“We take peace not as a dormant situation, but as one to be fought for – like winning an armed conflict. We try to be aggressive in order to bring about that goal.”
-Jimmy Carter, Interview in The Rotarian, February 2018
Those working to move their communities forward are often seen as agents of change. Economic developers certainly fit into this category, whether they are trying to change a neighborhood, affect public policies to foster economic growth, or working to help companies expand or locate.
What is less visible is the time that economic developers spend on setting and holding onto the conditions within a community that allow positive collaboration. An economic developer’s work is not to preserve the status quo, but to generate economic opportunity, and they must take time to facilitate the conditions that allow business, government and other civic leaders to come together, solve problems, and generate new ideas that improve the community. This is no easy task given that leaders are constantly changing, there are often competing financial interests, and there are disruptive economic conditions.

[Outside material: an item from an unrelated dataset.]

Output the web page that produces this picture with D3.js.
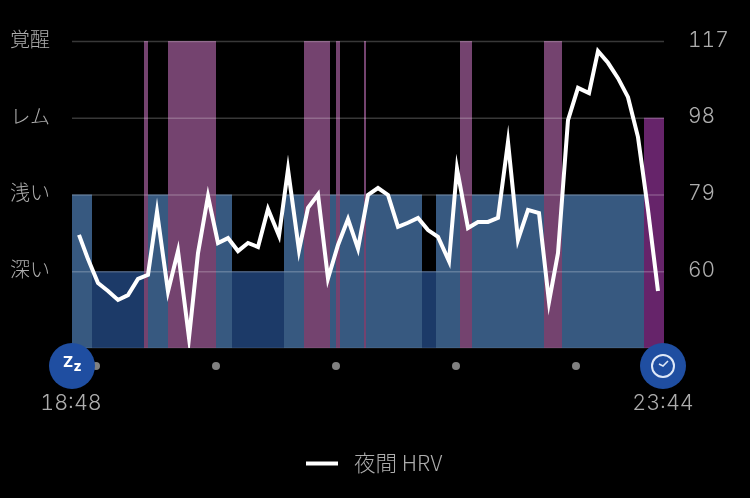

A dilemma of our modern world is how to take a long term, principled approach in an era of breaking news and quarterly earnings. Are we working hard enough – waging war, if you will – on facilitating the civic conditions needed for collaboration and dialogue? Do we value enough the hard work required to facilitate a real exchange of ideas and perspectives? These conditions of “peace” are powerful, but often taken for granted. In their absence, deeper conflicts and fractures arise, and may take years or even generations to repair. When “peaceful” conditions do exist, new windows are opened and win-win solutions are often created.
It is likely that your community isn’t in perfect equilibrium, but rather is aligned in some areas and in conflict on others. An action we can all take this year is to work on opening these dialogues and waging war to define and preserve the conditions that allow us to grow and improve. The future of our communities depends on it.